OMVs also mediate host-pathogen interactions that could result in pathology. Vesicles isolated from H. pylori, contain the known virulence factors CagA, VacA, and NapA, which not only induced morphological changes in gastric cells, but promoted a pro-inflammatory environment including enhanced interleukin-8 (IL-8) secretion from gastric cells, colonic cells and duodenal explants, as well as neutrophil migration [49].

4.3 Interspecies transfer and evolution

Perhaps the most powerful impact one cell could have on another is through horizontal gene transfer. Not only does intercellular genetic transfer allow for an immediate response, there is the possibility that the donor could influence the recipient’s progeny for generations, if not millennia, to come.
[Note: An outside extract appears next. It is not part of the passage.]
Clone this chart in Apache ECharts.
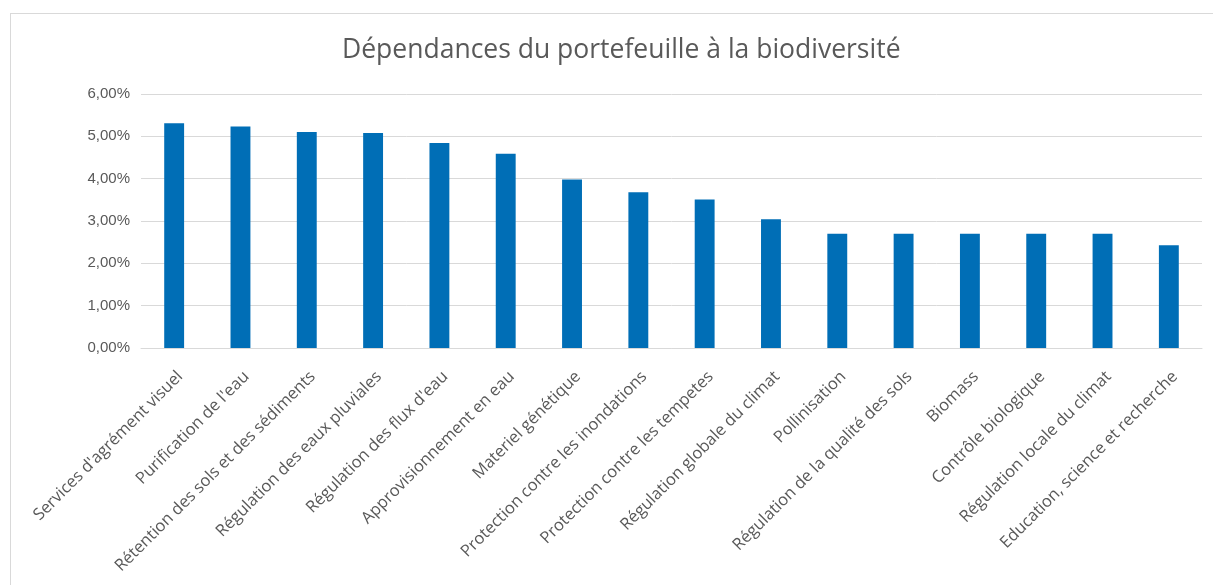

Despite several claims, genetic transfer from prokaryotes to eukaryotes is replete with challenges [108]. However, there is clear evidence of DNA transported into eukaryotic recipients from endosymbiotic (mitochondria and plastids) and other eukaryotic sources, which could introduce new genes into the genome or replace existing genes [32, 109]. It is now becoming clear that ECVs may also introduce new genetic material into recipient cells. Within a multicellular eukaryotic model, this is what appeared to happen when fibroblasts were transfected with cardiomyocyte-derived vesicles, resulting in altered gene expression within recipient cells [83].

On the contrary, horizontal gene transfer into prokaryotic cells is thought to be common, conferring evolutionary benefits, including acquisition of antibiotic resistance and enhanced virulence. Such transformations can be mediated by mobile genetic elements such as bacteriophages and plasmids [31, 110]. It is therefore not surprising that Yaron et al. had previously reported vesicle-mediated DNA transfer from the food-borne pathogen Escherichia coli O157:H7, to Salmonella enterica serovar Enteritidis and E. coli JM109, leading to several fold increased cytotoxicity of recipient cells, as well as ampicillin resistance in transformed E. coli JM109 cells [50].

ECVs are therefore agents of interspecies genetic transfer. As such, they have the potential to serve as drivers of evolution.